◆ **TASK DIRECTIONS**
Locate the lines that hold the string "this". Copy every such line.

◆ **DATA SHOWN**

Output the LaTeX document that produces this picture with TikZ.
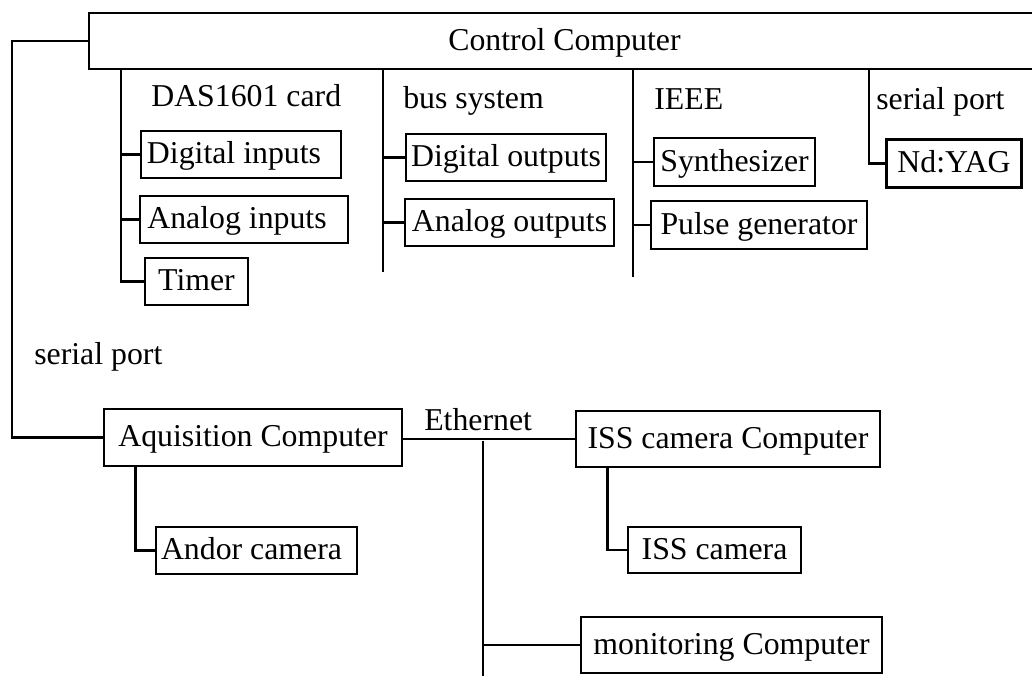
\documentclass[tikz,border=0pt]{standalone}
\usepackage{fontspec}
\setmainfont{Liberation Serif}

\begin{document}
\begin{tikzpicture}[x=0.5pt,y=-0.5pt,font=\fontsize{15.9pt}{19pt}\selectfont,line width=1.3pt]
  \tikzset{unitbox/.style={draw,line width=1.3pt,inner sep=0pt,minimum height=23.5pt,text height=11pt,text depth=2pt,align=center},
    portlabel/.style={inner sep=0pt,anchor=base west}}
  \useasboundingbox (0,0) rectangle (1032,675);
  % control computer and its interfaces
  \node[unitbox,minimum width=475.5pt,minimum height=28pt] (ctrl) at (564.5,41) {Control Computer};
  \node[unitbox,minimum width=100pt] (digin) at (241,154.5) {Digital inputs\hspace{7pt}};
  \node[unitbox,minimum width=104pt] (anain) at (244,219.5) {Analog inputs\hspace{7pt}};
  \node[unitbox,minimum width=51.5pt] (timer) at (196.5,281.5) {Timer};
  \node[unitbox,minimum width=100pt] (digout) at (506,157.5) {Digital outputs};
  \node[unitbox,minimum width=104.5pt] (anaout) at (509.5,222.5) {Analog outputs};
  \node[unitbox,minimum width=80.5pt,minimum height=24pt] (synth) at (734.5,162) {Synthesizer};
  \node[unitbox,minimum width=108pt,minimum height=24pt] (pulse) at (759,225) {Pulse generator};
  \node[unitbox,minimum width=67.5pt,minimum height=24pt] (ndyag) at (954,163.5) {Nd:YAG};
  \node[portlabel] (daslabel) at (150,106) {DAS1601 card};
  \node[portlabel] (buslabel) at (402,108) {bus system};
  \node[portlabel] (ieeelabel) at (653,109) {IEEE};
  \node[portlabel] (serlabel) at (875,109) {serial port};
  % acquisition side
  \node[unitbox,minimum width=149pt,minimum height=28.5pt] (acq) at (253,437.5) {Aquisition Computer};
  \node[unitbox,minimum width=100.5pt] (andor) at (256.5,550.5) {Andor camera\hspace{5pt}};
  \node[unitbox,minimum width=152pt,minimum height=28pt] (isscomp) at (728,439) {ISS camera Computer};
  \node[unitbox,minimum width=86.5pt,minimum height=23pt] (isscam) at (714.5,550) {ISS camera};
  \node[unitbox,minimum width=150.5pt,minimum height=28pt] (monitor) at (731.5,645) {monitoring Computer};
  \node[portlabel] (linklabel) at (33,364) {serial port};
  \node[portlabel] (ethlabel) at (423,430) {Ethernet};
  % trunk lines
  \coordinate (das) at (121,0);
  \coordinate (busEnd) at (383,272);
  \coordinate (ieeeEnd) at (633,277);
  \coordinate (ser) at (869,0);
  \coordinate (link) at (12,0);
  \coordinate (eth) at (483,441);
  \coordinate (ethEnd) at (483,677);
  \draw (ctrl.south -| das) |- (timer.west);
  \draw (das |- digin.west) -- (digin.west);
  \draw (das |- anain.west) -- (anain.west);
  \draw (ctrl.south -| busEnd) -- (busEnd);
  \draw (busEnd |- digout.west) -- (digout.west);
  \draw (busEnd |- anaout.west) -- (anaout.west);
  \draw (ctrl.south -| ieeeEnd) -- (ieeeEnd);
  \draw (ieeeEnd |- synth.west) -- (synth.west);
  \draw (ieeeEnd |- pulse.west) -- (pulse.west);
  \draw (ctrl.south -| ser) |- (ndyag.west);
  \draw (ctrl.west) -- (ctrl.west -| link) -- (acq.west -| link) -- (acq.west);
  \draw ([xshift=16.5pt]acq.south west) |- (andor.west);
  \draw (acq.east |- isscomp.west) -- (isscomp.west);
  \draw (eth) -- (ethEnd);
  \draw (eth |- monitor.west) -- (monitor.west);
  \draw ([xshift=16.5pt]isscomp.south west) |- (isscam.west);
\end{tikzpicture}
\end{document}
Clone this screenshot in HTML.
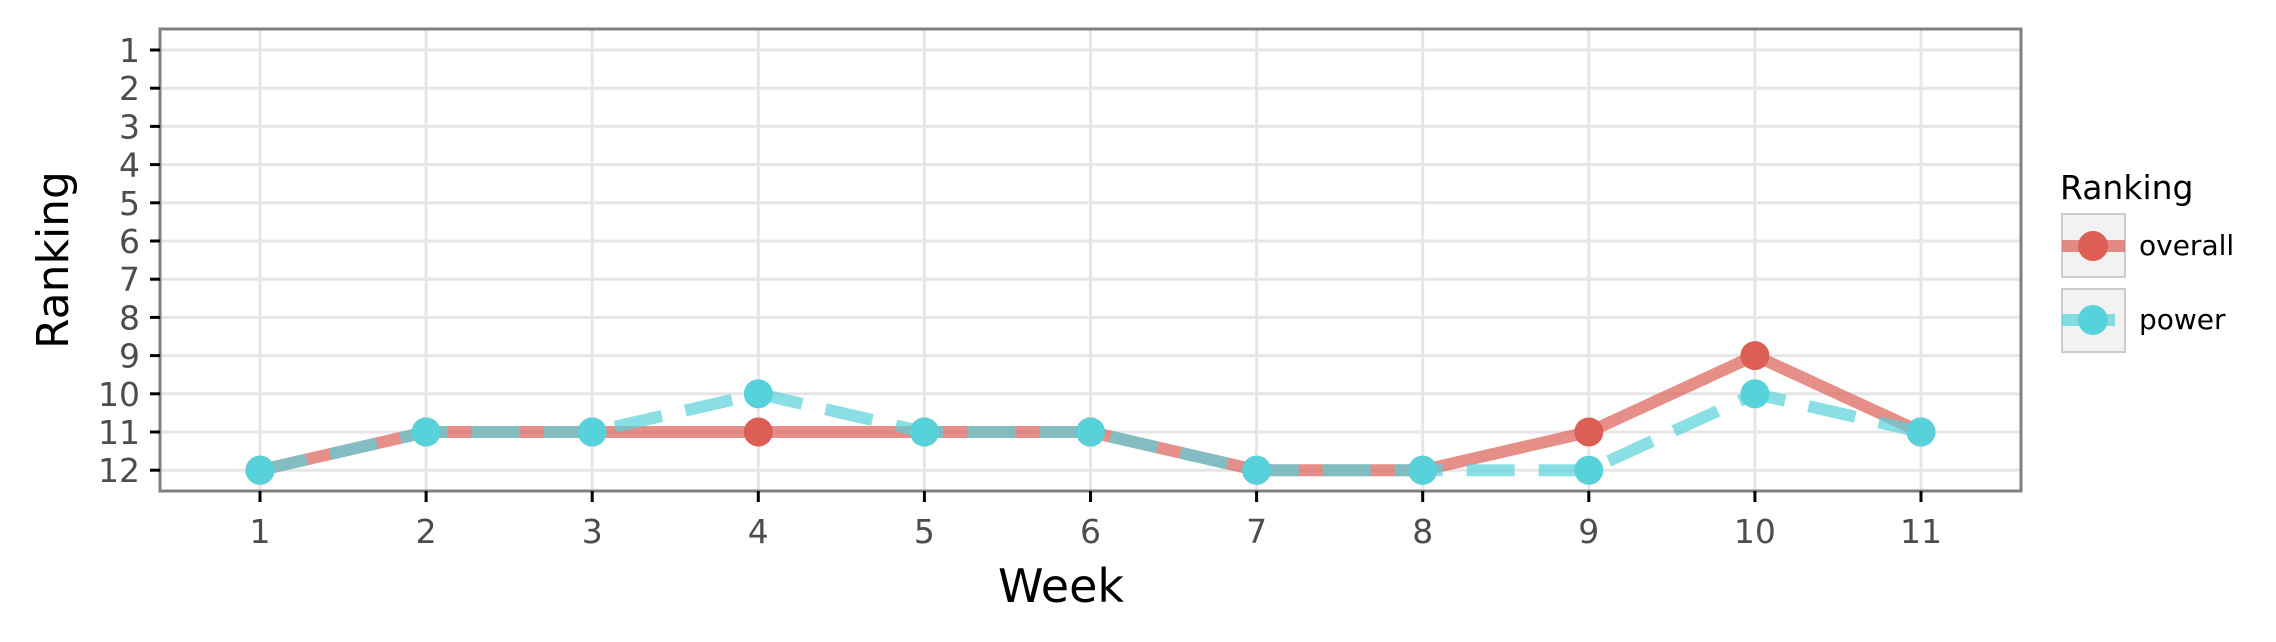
<!DOCTYPE html>
<html><head><meta charset="utf-8"><style>
html,body{margin:0;padding:0;background:#fff;}
svg{display:block;font-family:"DejaVu Sans","Liberation Sans",sans-serif;}
</style></head><body>
<svg id="chart" width="2276" height="642" viewBox="0 0 2276 642" xmlns="http://www.w3.org/2000/svg">
<g id="grid"></g>
<g id="series"></g>
<rect x="160" y="29" width="1861" height="462" fill="none" stroke="#808080" stroke-width="3"/>
<g id="axes"></g>
<text x="1061" y="602" font-size="46" text-anchor="middle" fill="#000">Week</text>
<text transform="translate(68,260) rotate(-90)" font-size="44" text-anchor="middle" fill="#000">Ranking</text>
<g>
<text x="2060" y="199" font-size="33" fill="#000">Ranking</text>
<g>
<rect x="2062" y="214" width="63" height="63" fill="#f2f2f2" stroke="#cccccc" stroke-width="2"/>
<line x1="2062" y1="246" x2="2125" y2="246" stroke="#dc5e55" stroke-opacity="0.7" stroke-width="12"/>
<circle cx="2093" cy="246" r="15" fill="#dc5e55"/>
<text x="2139" y="255" font-size="28" fill="#000">overall</text>
</g>
<g>
<rect x="2062" y="289" width="63" height="63" fill="#f2f2f2" stroke="#cccccc" stroke-width="2"/>
<line x1="2062" y1="320" x2="2115" y2="320" stroke="#58d2da" stroke-opacity="0.7" stroke-width="12"/>
<circle cx="2093" cy="320" r="15" fill="#58d2da"/>
<text x="2139" y="329" font-size="28" fill="#000">power</text>
</g>
</g>
</svg>
<script>
const weeks=[1,2,3,4,5,6,7,8,9,10,11];
const overall=[12,11,11,11,11,11,12,12,11,9,11];
const power=[12,11,11,10,11,11,12,12,12,10,11];
const yTicks=[1,2,3,4,5,6,7,8,9,10,11,12];
const NS='http://www.w3.org/2000/svg';
const xs=w=>260+(w-1)*166.1;
const ys=r=>50+(r-1)*38.2;
function mk(tag,attrs,parent){const e=document.createElementNS(NS,tag);for(const k in attrs)e.setAttribute(k,attrs[k]);parent.appendChild(e);return e;}
const grid=document.getElementById('grid'),axes=document.getElementById('axes'),ser=document.getElementById('series');
mk('rect',{x:160,y:29,width:1861,height:462,fill:'#fff'},grid);
yTicks.forEach(t=>{
 const l=mk('line',{x1:160,x2:2021,y1:ys(t),y2:ys(t),stroke:'#e6e6e6','stroke-width':3},grid);
 
 
 mk('line',{x1:150,x2:160,y1:ys(t),y2:ys(t),stroke:'#000','stroke-width':3},axes);
 const tx=mk('text',{x:140,y:ys(t)+12,'font-size':33,'text-anchor':'end',fill:'#4d4d4d'},axes);
 tx.textContent=t;
 
 
});
weeks.forEach(w=>{
 const l=mk('line',{x1:xs(w),x2:xs(w),y1:29,y2:491,stroke:'#e6e6e6','stroke-width':3},grid);
 
 
 mk('line',{x1:xs(w),x2:xs(w),y1:491,y2:502,stroke:'#000','stroke-width':3},axes);
 const tx=mk('text',{x:xs(w),y:543,'font-size':33,'text-anchor':'middle',fill:'#4d4d4d'},axes);
 tx.textContent=w;
 
 
});
function pts(v){return weeks.map((w,i)=>xs(w)+','+ys(v[i])).join(' ');}
const lo=mk('polyline',{points:pts(overall),fill:'none',stroke:'#dc5e55','stroke-opacity':0.7,'stroke-width':12,'stroke-linejoin':'round'},ser);


const lp=mk('polyline',{points:pts(power),fill:'none',stroke:'#58d2da','stroke-opacity':0.7,'stroke-width':12,'stroke-dasharray':'48 24'},ser);


weeks.forEach((w,i)=>{
 const c=mk('circle',{cx:xs(w),cy:ys(overall[i]),r:14.5,fill:'#dc5e55'},ser);
 
 
});
weeks.forEach((w,i)=>{
 const c=mk('circle',{cx:xs(w),cy:ys(power[i]),r:14.5,fill:'#58d2da'},ser);
 
 
});
</script>
</body></html>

◆ **THE COMPLETED TASK**
Output the LaTeX document that produces this picture with TikZ.
Clone this screenshot in HTML.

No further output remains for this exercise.